Plus largement, l’analyste voit dans la procédure enclenchée contre l’ancien chef de l’Etat un double ressort : « D’un côté, la justice veut saper l’impunité des généraux et les rendre responsables de leurs actes et omissions. De l'autre, elle cherche aussi à prendre sa revanche car elle estime avoir été victime de la dictature de Pervez Musharraf », argumente-t-il. Le 9 mars 2007, en effet, le président de la Cour suprême, Iftikhar Muhammad Chaudhry, avait été suspendu pour « abus de pouvoir ». Son tort ? Avoir statué que M. Musharraf, qui approchait alors du terme de son deuxième mandat, ne pouvait pas briguer une nouvelle fois l’investiture suprême s’il se maintenait à la tête de l'armée – jugement qui, bien évidemment, s’opposait aux desseins de l’intéressé.
De gigantesques manifestations, dans lesquelles juges et avocats étaient en pointe pour dénoncer la tendance du pouvoir à marcher sur les brisées de la justice, avaient alors secoué le pays, ouvrant la voie à la réintégration de M. Chaudhry.

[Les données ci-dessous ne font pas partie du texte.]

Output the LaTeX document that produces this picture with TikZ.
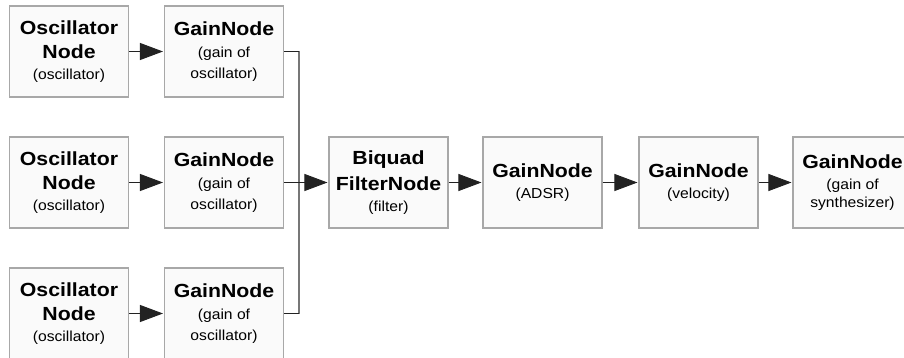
\documentclass[tikz,border=0pt]{standalone}
\usepackage{fontspec}
\setmainfont{Liberation Sans}
\usepackage{graphicx}
\usetikzlibrary{arrows.meta}
\definecolor{boxline}{HTML}{A8A8A8}
\definecolor{boxfill}{HTML}{FAFAFA}
\definecolor{wire}{HTML}{222222}
\definecolor{vwire}{HTML}{777777}
\newcommand{\ttl}[1]{{\fontsize{19}{21}\bfseries\scalebox{1.12}[1]{#1}}}
\newcommand{\sbt}[1]{{\fontsize{14.5}{21}\selectfont\scalebox{1.08}[1]{#1}}}
\tikzset{
  blk/.style={draw=boxline, line width=1.1pt, fill=boxfill, minimum width=119pt,
    minimum height=91pt, inner sep=0pt, align=center,
    font=\fontsize{14.5}{21}\selectfont},
  conn/.style={draw=wire, line width=1pt, -{Triangle[length=23pt,width=17pt]}, shorten >=1pt},
  plain/.style={draw=wire, line width=1pt},
  vplain/.style={draw=vwire, line width=1.3pt}
}
\begin{document}
\begin{tikzpicture}[x=1pt,y=-1pt]
\useasboundingbox (0,0) rectangle (904,358);
% column 1: oscillators
\node[blk] (o1) at (69,51.5) {\ttl{Oscillator}\\[2.5pt]\ttl{Node}\\\sbt{(oscillator)}};
\node[blk] (o2) at (69,182.5) {\ttl{Oscillator}\\[2.5pt]\ttl{Node}\\\sbt{(oscillator)}};
\node[blk] (o3) at (69,313.5) {\ttl{Oscillator}\\[2.5pt]\ttl{Node}\\\sbt{(oscillator)}};
% column 2: gains
\node[blk] (g1) at (224,51.5) {\ttl{GainNode}\\[1pt]\sbt{(gain of}\\\sbt{oscillator)}};
\node[blk] (g2) at (224,182.5) {\ttl{GainNode}\\[1pt]\sbt{(gain of}\\\sbt{oscillator)}};
\node[blk] (g3) at (224,313.5) {\ttl{GainNode}\\[1pt]\sbt{(gain of}\\\sbt{oscillator)}};
% chain
\node[blk] (bq) at (388.5,182.5) {\ttl{Biquad}\\[5pt]\ttl{FilterNode}\\\sbt{(filter)}};
\node[blk] (ga) at (542.5,182.5) {\ttl{GainNode}\\\sbt{(ADSR)}};
\node[blk] (gv) at (698.5,182.5) {\ttl{GainNode}\\\sbt{(velocity)}};
\node[blk] (gs) at (852.5,182.5) {\ttl{GainNode}\\\sbt{(gain of}\\[-3pt]\sbt{synthesizer)}};
% junction coordinates
\coordinate (jt) at (299,51.5);
\coordinate (jb) at (299,313.5);
% arrows
\draw[conn] (o1) -- (g1);
\draw[conn] (o2) -- (g2);
\draw[conn] (o3) -- (g3);
\draw[vplain] (jt) -- (jb);
\draw[plain] (g1.east) -- (jt);
\draw[plain] (g3.east) -- (jb);
\draw[conn] (g2) -- (bq);
\draw[conn] (bq) -- (ga);
\draw[conn] (ga) -- (gv);
\draw[conn] (gv) -- (gs);
\end{tikzpicture}
\end{document}
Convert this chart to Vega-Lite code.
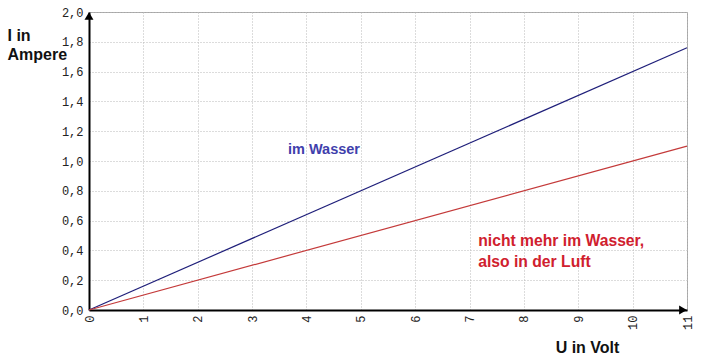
{
  "$schema": "https://vega.github.io/schema/vega-lite/v6.json",
  "width": 598,
  "height": 298,
  "autosize": {"type": "none"},
  "padding": {"left": 89, "top": 12, "right": 17, "bottom": 48},
  "background": "white",
  "config": {
    "view": {"stroke": "#a6a6a6", "strokeWidth": 1},
    "axis": {
      "labelFont": "Liberation Mono",
      "labelFontSize": 12,
      "labelColor": "#222222",
      "labelOverlap": false,
      "titleFont": "Liberation Sans",
      "titleFontSize": 16,
      "titleFontWeight": "bold",
      "titleColor": "#111111",
      "domainColor": "black",
      "domainWidth": 2,
      "ticks": false,
      "gridColor": "#b8b8b8",
      "gridDash": [1, 2],
      "gridWidth": 1
    }
  },
  "datasets": {
    "lines": [
      {"U": 0, "I": 0, "serie": "im Wasser"},
      {"U": 11, "I": 1.76, "serie": "im Wasser"},
      {"U": 0, "I": 0, "serie": "Luft"},
      {"U": 11, "I": 1.1, "serie": "Luft"}
    ],
    "labels": [
      {"U": 3.66, "I": 1.047, "text": "im Wasser", "serie": "im Wasser", "fs": "s"},
      {"U": 7.16, "I": 0.43, "text": "nicht mehr im Wasser,", "serie": "Luft", "fs": "l"},
      {"U": 7.16, "I": 0.29, "text": "also in der Luft", "serie": "Luft", "fs": "l"}
    ],
    "arrows": [
      {"U": 0, "I": 2.0, "dir": "up"},
      {"U": 11, "I": 0, "dir": "right"}
    ]
  },
  "encoding": {
    "x": {
      "field": "U", "type": "quantitative",
      "scale": {"domain": [0, 11], "nice": false},
      "axis": {
        "values": [0, 1, 2, 3, 4, 5, 6, 7, 8, 9, 10, 11],
        "labelAngle": 270,
        "labelPadding": 5,
        "labelOverlap": false,
        "title": "U in Volt",
        "titleX": 498,
        "titleY": 42,
        "titleAnchor": "middle",
        "titleAlign": "center",
        "titleBaseline": "alphabetic"
      }
    },
    "y": {
      "field": "I", "type": "quantitative",
      "scale": {"domain": [0, 2], "nice": false},
      "axis": {
        "values": [0, 0.2, 0.4, 0.6, 0.8, 1, 1.2, 1.4, 1.6, 1.8, 2],
        "labelExpr": "replace(format(datum.value, '.1f'), '.', ',')",
        "labelPadding": 6,
        "labelOverlap": false,
        "title": ["I in", "Ampere"],
        "titleAngle": 0,
        "titleAlign": "left",
        "titleBaseline": "alphabetic",
        "titleX": -82,
        "titleY": 28,
        "titleLineHeight": 19
      }
    }
  },
  "layer": [
    {
      "data": {"name": "lines"},
      "mark": {"type": "line", "strokeWidth": 1.2},
      "encoding": {
        "color": {
          "field": "serie", "type": "nominal",
          "scale": {"domain": ["im Wasser", "Luft"], "range": ["#1f1f7a", "#c43a3a"]},
          "legend": null
        }
      }
    },
    {
      "data": {"name": "labels"},
      "mark": {"type": "text", "align": "left", "baseline": "alphabetic", "font": "Liberation Sans", "fontWeight": "bold"},
      "encoding": {
        "text": {"field": "text"},
        "size": {
          "field": "fs", "type": "nominal",
          "scale": {"domain": ["s", "l"], "range": [14.5, 15.7]},
          "legend": null
        },
        "color": {
          "field": "serie", "type": "nominal",
          "scale": {"domain": ["im Wasser", "Luft"], "range": ["#4040ac", "#d0202e"]},
          "legend": null
        }
      }
    },
    {
      "data": {"name": "arrows"},
      "transform": [{"filter": "datum.dir === 'up'"}],
      "mark": {"type": "point", "shape": "triangle-up", "filled": true, "color": "black", "opacity": 1, "size": 80, "yOffset": 4}
    },
    {
      "data": {"name": "arrows"},
      "transform": [{"filter": "datum.dir === 'right'"}],
      "mark": {"type": "point", "shape": "triangle-right", "filled": true, "color": "black", "opacity": 1, "size": 80, "xOffset": -4}
    }
  ],
  "resolve": {"scale": {"color": "independent"}}
}
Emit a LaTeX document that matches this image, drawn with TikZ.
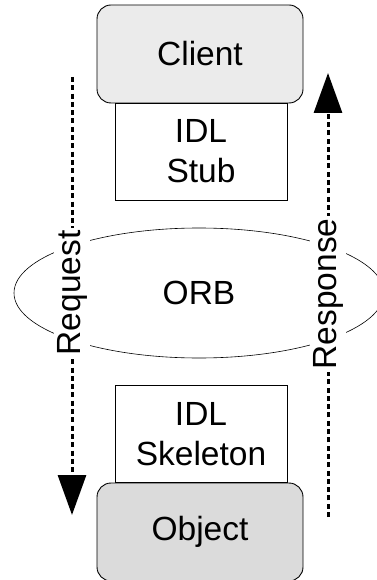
\documentclass[tikz,border=0pt]{standalone}
\usepackage{fontspec}
\setmainfont{Liberation Sans}
\usetikzlibrary{arrows.meta,shapes.geometric}

\tikzset{
  basefont/.style={font=\fontsize{33.5}{40}\selectfont},
  endpoint/.style={draw=black, line width=0.9pt, rounded corners=14pt,
    minimum width=206pt, minimum height=98pt, inner sep=0pt, basefont},
  idlbox/.style={draw=black, line width=0.9pt, fill=white,
    minimum width=172pt, minimum height=97pt, inner sep=0pt,
    align=center, basefont},
  orb/.style={draw=black, line width=0.6pt, ellipse,
    minimum width=370pt, minimum height=130pt, inner sep=0pt, basefont},
  flow/.style={line width=3pt, dash pattern=on 5pt off 3.3pt,
    -{Triangle[length=40pt,width=28pt]}},
  flowlabel/.style={fill=white, rotate=90, inner sep=3pt, basefont},
}

\begin{document}
\begin{tikzpicture}[x=1pt, y=-1pt]
  \useasboundingbox (0,0) rectangle (376,580);

  % broker in the middle
  \node[orb] (orb) at (199,293) {ORB};

  % request / response flows
  \coordinate (reqstart) at (72,77);
  \coordinate (reqend)   at (72,515);
  \coordinate (resstart) at (328,517);
  \coordinate (resend)   at (328,73);
  \draw[flow] (reqstart) -- (reqend);
  \draw[flow] (resstart) -- (resend);
  \node[flowlabel] (reqlabel) at (72,293) {Request};
  \node[flowlabel] (reslabel) at (328,294) {Response};

  % stubs
  \node[idlbox] (stub) at (201,151.5) {IDL\\Stub};
  \node[idlbox] (skel) at (201,434) {IDL\\Skeleton};

  % client and server object
  \node[endpoint, fill=black!8]  (client) at (200,54)  {Client};
  \node[endpoint, fill=black!14] (object) at (200,532) {Object};
\end{tikzpicture}
\end{document}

Quelques mois plus tard, en effet, sous la pression populaire, M. Musharraf avait été contraint d'aller à Canossa et de réhabiliter celui qu’il avait évincé de manière arbitraire.
Si la justice a ses intérêts propres, il en va de même pour Nawaz Sharif. Ce dernier, qui, par le passé, a déjà occupé deux fois le siège de premier ministre (1990-1993, 1997-1999), n’a sans doute pas oublié à qui il doit son éviction, en 1999. Cette année-là, le 12 octobre, sa tentative d'installer à la tête de l'armée un remplaçant à Pervez Musharraf tandis que celui-ci se trouvait à l’étranger s’était soldée par un fiasco personnel : destitution (avec suspension de la Constitution) et embastillement.
Cet épisode, bien qu’il n’ait donné lieu à aucune effusion de sang, aura à coup sûr laissé des traces. Toute la question est de savoir si Pervez Musharraf, désormais de l’autre côté du miroir, aura droit à un procès équitable. Beaucoup en doutent, eu égard au passif qui oppose les deux hommes. S’il est reconnu coupable, il risque la peine de mort ou la réclusion à perpétuité. Syed Fazl-e-Haider, lui, s’attend en tout cas à de nouveaux remous : « Il est probable que le bras de fer entre les institutions civiles et militaires se durcisse. Si tel est le cas, le pays pourrait bien replonger dans une crise politique ».
Aymeric Janier
(1) Fondateur du Parti du peuple pakistanais (PPP) en 1967, Zulfikar Ali Bhutto a été à la tête du Pakistan de 1971 à 1977, d’abord comme président de la République (1971-1973), puis comme premier ministre (1973-1977).
(2) Le fondateur du Tehreek-e-Taliban Pakistan (TTP) a été tué en août 2009 par une frappe de drone américaine.